Raw data:
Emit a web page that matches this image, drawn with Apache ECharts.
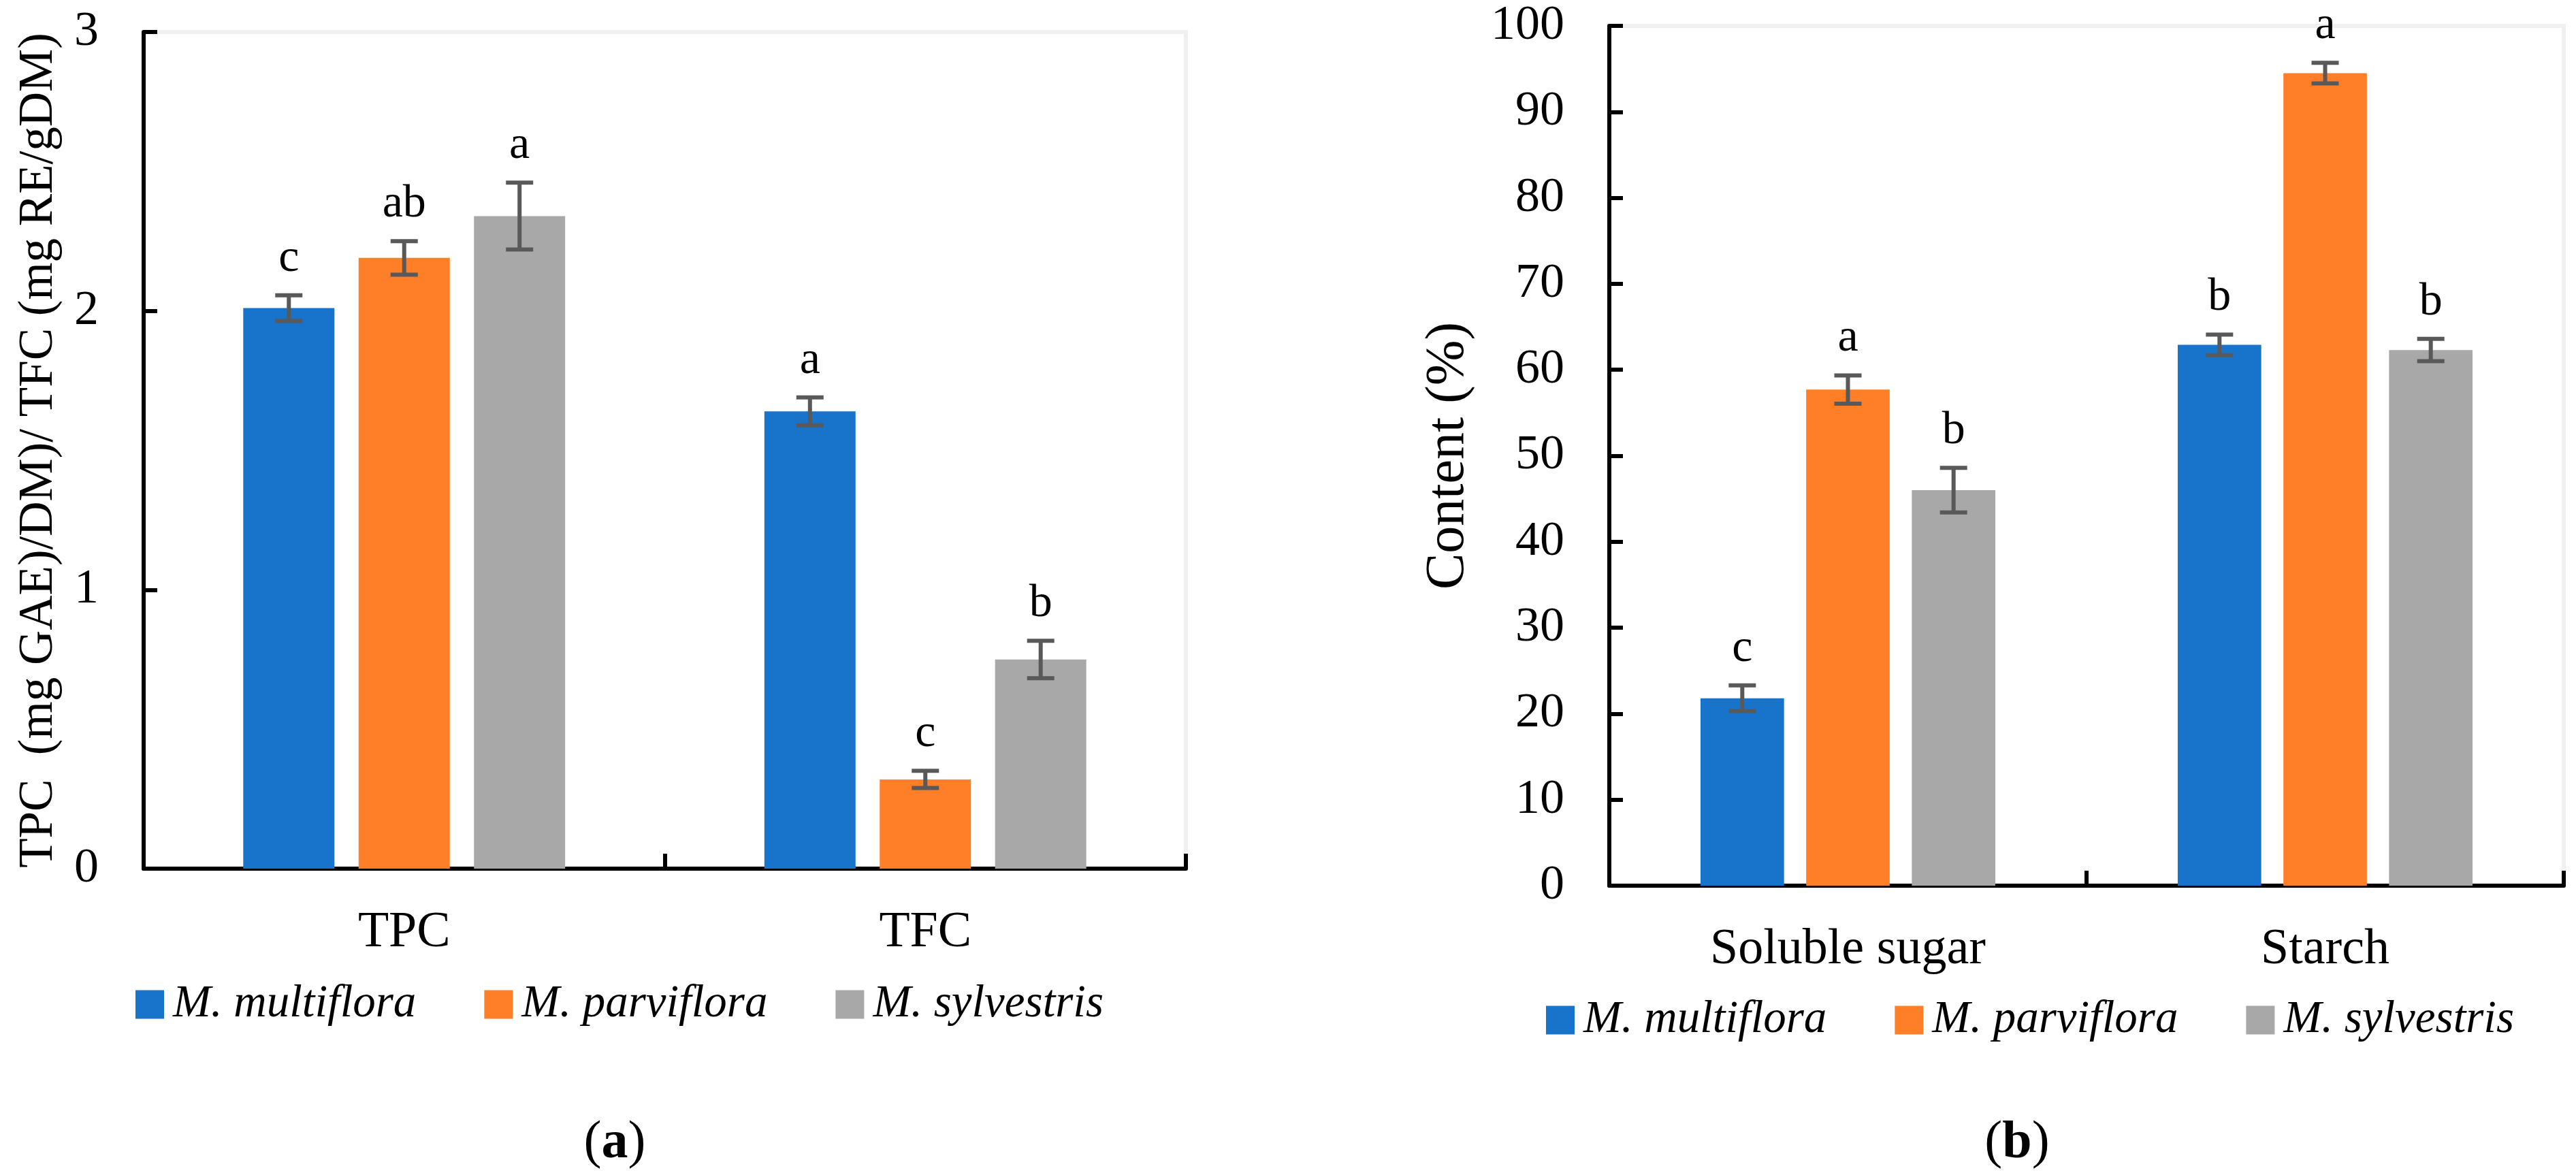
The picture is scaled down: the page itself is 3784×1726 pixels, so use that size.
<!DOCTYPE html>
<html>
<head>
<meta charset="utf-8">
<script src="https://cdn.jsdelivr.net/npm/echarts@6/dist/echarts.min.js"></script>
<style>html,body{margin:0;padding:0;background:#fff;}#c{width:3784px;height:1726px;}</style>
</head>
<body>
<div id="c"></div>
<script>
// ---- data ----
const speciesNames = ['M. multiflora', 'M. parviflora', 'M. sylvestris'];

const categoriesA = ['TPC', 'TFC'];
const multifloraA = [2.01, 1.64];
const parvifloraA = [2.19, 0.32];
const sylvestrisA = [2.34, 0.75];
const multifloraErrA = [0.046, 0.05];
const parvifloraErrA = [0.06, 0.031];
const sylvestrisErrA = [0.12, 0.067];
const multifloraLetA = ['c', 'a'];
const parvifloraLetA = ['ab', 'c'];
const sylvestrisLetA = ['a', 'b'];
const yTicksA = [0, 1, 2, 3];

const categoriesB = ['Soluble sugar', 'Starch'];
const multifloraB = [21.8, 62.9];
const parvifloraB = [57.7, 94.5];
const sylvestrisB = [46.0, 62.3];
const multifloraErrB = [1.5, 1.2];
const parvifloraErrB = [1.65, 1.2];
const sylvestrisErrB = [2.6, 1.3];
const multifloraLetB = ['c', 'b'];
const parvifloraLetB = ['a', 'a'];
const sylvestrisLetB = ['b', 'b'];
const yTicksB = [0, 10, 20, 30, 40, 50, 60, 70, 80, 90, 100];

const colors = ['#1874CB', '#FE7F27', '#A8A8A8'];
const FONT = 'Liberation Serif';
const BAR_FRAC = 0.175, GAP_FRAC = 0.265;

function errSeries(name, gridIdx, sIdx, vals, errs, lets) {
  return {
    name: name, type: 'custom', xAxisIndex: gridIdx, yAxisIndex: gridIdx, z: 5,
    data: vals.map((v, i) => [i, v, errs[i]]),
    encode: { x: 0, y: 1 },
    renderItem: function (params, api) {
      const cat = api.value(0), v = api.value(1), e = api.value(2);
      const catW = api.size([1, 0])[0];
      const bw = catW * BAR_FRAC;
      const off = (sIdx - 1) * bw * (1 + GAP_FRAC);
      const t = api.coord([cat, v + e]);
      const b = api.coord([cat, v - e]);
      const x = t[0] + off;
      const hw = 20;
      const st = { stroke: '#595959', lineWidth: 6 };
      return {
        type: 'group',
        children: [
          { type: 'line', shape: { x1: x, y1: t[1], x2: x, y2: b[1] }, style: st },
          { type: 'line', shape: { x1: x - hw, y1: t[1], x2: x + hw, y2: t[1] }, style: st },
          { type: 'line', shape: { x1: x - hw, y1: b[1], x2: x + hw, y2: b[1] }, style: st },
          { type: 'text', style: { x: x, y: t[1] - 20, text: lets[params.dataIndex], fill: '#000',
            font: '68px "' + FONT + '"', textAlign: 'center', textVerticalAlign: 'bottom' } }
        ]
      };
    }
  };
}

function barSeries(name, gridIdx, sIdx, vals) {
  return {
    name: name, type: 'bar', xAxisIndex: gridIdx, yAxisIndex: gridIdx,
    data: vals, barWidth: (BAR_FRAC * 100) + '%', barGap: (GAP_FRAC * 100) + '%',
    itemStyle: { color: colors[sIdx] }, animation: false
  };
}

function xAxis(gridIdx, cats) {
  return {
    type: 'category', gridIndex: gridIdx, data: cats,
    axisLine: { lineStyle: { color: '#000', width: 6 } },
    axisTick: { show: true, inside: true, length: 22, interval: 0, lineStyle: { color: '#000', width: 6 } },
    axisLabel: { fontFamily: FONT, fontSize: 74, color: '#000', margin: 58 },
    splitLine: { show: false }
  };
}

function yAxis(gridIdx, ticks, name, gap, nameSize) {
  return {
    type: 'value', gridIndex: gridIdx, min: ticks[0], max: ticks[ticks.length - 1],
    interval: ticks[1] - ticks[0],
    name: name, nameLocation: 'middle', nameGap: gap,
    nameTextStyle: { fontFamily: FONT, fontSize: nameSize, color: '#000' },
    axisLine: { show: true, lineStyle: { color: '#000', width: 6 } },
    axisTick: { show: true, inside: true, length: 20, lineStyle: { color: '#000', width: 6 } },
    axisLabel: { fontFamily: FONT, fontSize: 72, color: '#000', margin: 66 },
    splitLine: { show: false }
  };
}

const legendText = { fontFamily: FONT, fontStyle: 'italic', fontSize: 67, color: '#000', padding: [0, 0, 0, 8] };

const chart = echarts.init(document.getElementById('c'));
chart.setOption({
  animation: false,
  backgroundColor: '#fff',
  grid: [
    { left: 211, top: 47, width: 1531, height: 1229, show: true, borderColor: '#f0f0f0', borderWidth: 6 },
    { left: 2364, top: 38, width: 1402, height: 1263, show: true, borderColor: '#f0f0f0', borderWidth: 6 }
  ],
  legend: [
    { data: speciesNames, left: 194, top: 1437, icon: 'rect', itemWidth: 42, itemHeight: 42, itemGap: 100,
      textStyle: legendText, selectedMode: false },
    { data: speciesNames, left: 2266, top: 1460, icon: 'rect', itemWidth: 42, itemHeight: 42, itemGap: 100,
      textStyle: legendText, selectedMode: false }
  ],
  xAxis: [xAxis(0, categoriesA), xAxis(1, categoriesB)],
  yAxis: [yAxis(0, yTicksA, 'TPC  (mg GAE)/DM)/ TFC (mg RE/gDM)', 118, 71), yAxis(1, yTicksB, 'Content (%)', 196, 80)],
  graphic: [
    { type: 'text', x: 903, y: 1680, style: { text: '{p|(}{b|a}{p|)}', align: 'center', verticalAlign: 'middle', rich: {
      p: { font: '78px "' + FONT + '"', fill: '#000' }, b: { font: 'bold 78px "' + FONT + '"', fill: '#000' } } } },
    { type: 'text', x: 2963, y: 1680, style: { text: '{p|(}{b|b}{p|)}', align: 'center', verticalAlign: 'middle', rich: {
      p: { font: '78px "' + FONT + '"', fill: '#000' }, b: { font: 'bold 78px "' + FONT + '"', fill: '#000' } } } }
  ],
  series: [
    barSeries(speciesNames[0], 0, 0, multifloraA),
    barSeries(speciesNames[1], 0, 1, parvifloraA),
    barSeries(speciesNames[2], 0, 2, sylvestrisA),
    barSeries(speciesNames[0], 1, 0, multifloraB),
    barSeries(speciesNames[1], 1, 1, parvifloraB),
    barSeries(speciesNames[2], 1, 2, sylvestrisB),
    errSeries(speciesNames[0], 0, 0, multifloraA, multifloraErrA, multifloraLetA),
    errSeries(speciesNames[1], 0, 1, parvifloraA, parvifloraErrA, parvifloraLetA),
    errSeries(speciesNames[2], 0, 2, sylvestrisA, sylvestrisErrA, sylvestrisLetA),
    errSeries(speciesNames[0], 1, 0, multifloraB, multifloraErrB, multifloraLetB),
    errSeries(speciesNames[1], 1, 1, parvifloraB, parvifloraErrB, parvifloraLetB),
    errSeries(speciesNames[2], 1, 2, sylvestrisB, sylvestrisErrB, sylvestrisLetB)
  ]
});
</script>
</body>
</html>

Task objective: Return the listing above in full and without alteration, excluding its pictures.

Solved problem:
Emit a web page that matches this image, drawn with Apache ECharts.
The picture is scaled down: the page itself is 3784×1726 pixels, so use that size.
<!DOCTYPE html>
<html>
<head>
<meta charset="utf-8">
<script src="https://cdn.jsdelivr.net/npm/echarts@6/dist/echarts.min.js"></script>
<style>html,body{margin:0;padding:0;background:#fff;}#c{width:3784px;height:1726px;}</style>
</head>
<body>
<div id="c"></div>
<script>
// ---- data ----
const speciesNames = ['M. multiflora', 'M. parviflora', 'M. sylvestris'];

const categoriesA = ['TPC', 'TFC'];
const multifloraA = [2.01, 1.64];
const parvifloraA = [2.19, 0.32];
const sylvestrisA = [2.34, 0.75];
const multifloraErrA = [0.046, 0.05];
const parvifloraErrA = [0.06, 0.031];
const sylvestrisErrA = [0.12, 0.067];
const multifloraLetA = ['c', 'a'];
const parvifloraLetA = ['ab', 'c'];
const sylvestrisLetA = ['a', 'b'];
const yTicksA = [0, 1, 2, 3];

const categoriesB = ['Soluble sugar', 'Starch'];
const multifloraB = [21.8, 62.9];
const parvifloraB = [57.7, 94.5];
const sylvestrisB = [46.0, 62.3];
const multifloraErrB = [1.5, 1.2];
const parvifloraErrB = [1.65, 1.2];
const sylvestrisErrB = [2.6, 1.3];
const multifloraLetB = ['c', 'b'];
const parvifloraLetB = ['a', 'a'];
const sylvestrisLetB = ['b', 'b'];
const yTicksB = [0, 10, 20, 30, 40, 50, 60, 70, 80, 90, 100];

const colors = ['#1874CB', '#FE7F27', '#A8A8A8'];
const FONT = 'Liberation Serif';
const BAR_FRAC = 0.175, GAP_FRAC = 0.265;

function errSeries(name, gridIdx, sIdx, vals, errs, lets) {
  return {
    name: name, type: 'custom', xAxisIndex: gridIdx, yAxisIndex: gridIdx, z: 5,
    data: vals.map((v, i) => [i, v, errs[i]]),
    encode: { x: 0, y: 1 },
    renderItem: function (params, api) {
      const cat = api.value(0), v = api.value(1), e = api.value(2);
      const catW = api.size([1, 0])[0];
      const bw = catW * BAR_FRAC;
      const off = (sIdx - 1) * bw * (1 + GAP_FRAC);
      const t = api.coord([cat, v + e]);
      const b = api.coord([cat, v - e]);
      const x = t[0] + off;
      const hw = 20;
      const st = { stroke: '#595959', lineWidth: 6 };
      return {
        type: 'group',
        children: [
          { type: 'line', shape: { x1: x, y1: t[1], x2: x, y2: b[1] }, style: st },
          { type: 'line', shape: { x1: x - hw, y1: t[1], x2: x + hw, y2: t[1] }, style: st },
          { type: 'line', shape: { x1: x - hw, y1: b[1], x2: x + hw, y2: b[1] }, style: st },
          { type: 'text', style: { x: x, y: t[1] - 20, text: lets[params.dataIndex], fill: '#000',
            font: '68px "' + FONT + '"', textAlign: 'center', textVerticalAlign: 'bottom' } }
        ]
      };
    }
  };
}

function barSeries(name, gridIdx, sIdx, vals) {
  return {
    name: name, type: 'bar', xAxisIndex: gridIdx, yAxisIndex: gridIdx,
    data: vals, barWidth: (BAR_FRAC * 100) + '%', barGap: (GAP_FRAC * 100) + '%',
    itemStyle: { color: colors[sIdx] }, animation: false
  };
}

function xAxis(gridIdx, cats) {
  return {
    type: 'category', gridIndex: gridIdx, data: cats,
    axisLine: { lineStyle: { color: '#000', width: 6 } },
    axisTick: { show: true, inside: true, length: 22, interval: 0, lineStyle: { color: '#000', width: 6 } },
    axisLabel: { fontFamily: FONT, fontSize: 74, color: '#000', margin: 58 },
    splitLine: { show: false }
  };
}

function yAxis(gridIdx, ticks, name, gap, nameSize) {
  return {
    type: 'value', gridIndex: gridIdx, min: ticks[0], max: ticks[ticks.length - 1],
    interval: ticks[1] - ticks[0],
    name: name, nameLocation: 'middle', nameGap: gap,
    nameTextStyle: { fontFamily: FONT, fontSize: nameSize, color: '#000' },
    axisLine: { show: true, lineStyle: { color: '#000', width: 6 } },
    axisTick: { show: true, inside: true, length: 20, lineStyle: { color: '#000', width: 6 } },
    axisLabel: { fontFamily: FONT, fontSize: 72, color: '#000', margin: 66 },
    splitLine: { show: false }
  };
}

const legendText = { fontFamily: FONT, fontStyle: 'italic', fontSize: 67, color: '#000', padding: [0, 0, 0, 8] };

const chart = echarts.init(document.getElementById('c'));
chart.setOption({
  animation: false,
  backgroundColor: '#fff',
  grid: [
    { left: 211, top: 47, width: 1531, height: 1229, show: true, borderColor: '#f0f0f0', borderWidth: 6 },
    { left: 2364, top: 38, width: 1402, height: 1263, show: true, borderColor: '#f0f0f0', borderWidth: 6 }
  ],
  legend: [
    { data: speciesNames, left: 194, top: 1437, icon: 'rect', itemWidth: 42, itemHeight: 42, itemGap: 100,
      textStyle: legendText, selectedMode: false },
    { data: speciesNames, left: 2266, top: 1460, icon: 'rect', itemWidth: 42, itemHeight: 42, itemGap: 100,
      textStyle: legendText, selectedMode: false }
  ],
  xAxis: [xAxis(0, categoriesA), xAxis(1, categoriesB)],
  yAxis: [yAxis(0, yTicksA, 'TPC  (mg GAE)/DM)/ TFC (mg RE/gDM)', 118, 71), yAxis(1, yTicksB, 'Content (%)', 196, 80)],
  graphic: [
    { type: 'text', x: 903, y: 1680, style: { text: '{p|(}{b|a}{p|)}', align: 'center', verticalAlign: 'middle', rich: {
      p: { font: '78px "' + FONT + '"', fill: '#000' }, b: { font: 'bold 78px "' + FONT + '"', fill: '#000' } } } },
    { type: 'text', x: 2963, y: 1680, style: { text: '{p|(}{b|b}{p|)}', align: 'center', verticalAlign: 'middle', rich: {
      p: { font: '78px "' + FONT + '"', fill: '#000' }, b: { font: 'bold 78px "' + FONT + '"', fill: '#000' } } } }
  ],
  series: [
    barSeries(speciesNames[0], 0, 0, multifloraA),
    barSeries(speciesNames[1], 0, 1, parvifloraA),
    barSeries(speciesNames[2], 0, 2, sylvestrisA),
    barSeries(speciesNames[0], 1, 0, multifloraB),
    barSeries(speciesNames[1], 1, 1, parvifloraB),
    barSeries(speciesNames[2], 1, 2, sylvestrisB),
    errSeries(speciesNames[0], 0, 0, multifloraA, multifloraErrA, multifloraLetA),
    errSeries(speciesNames[1], 0, 1, parvifloraA, parvifloraErrA, parvifloraLetA),
    errSeries(speciesNames[2], 0, 2, sylvestrisA, sylvestrisErrA, sylvestrisLetA),
    errSeries(speciesNames[0], 1, 0, multifloraB, multifloraErrB, multifloraLetB),
    errSeries(speciesNames[1], 1, 1, parvifloraB, parvifloraErrB, parvifloraLetB),
    errSeries(speciesNames[2], 1, 2, sylvestrisB, sylvestrisErrB, sylvestrisLetB)
  ]
});
</script>
</body>
</html>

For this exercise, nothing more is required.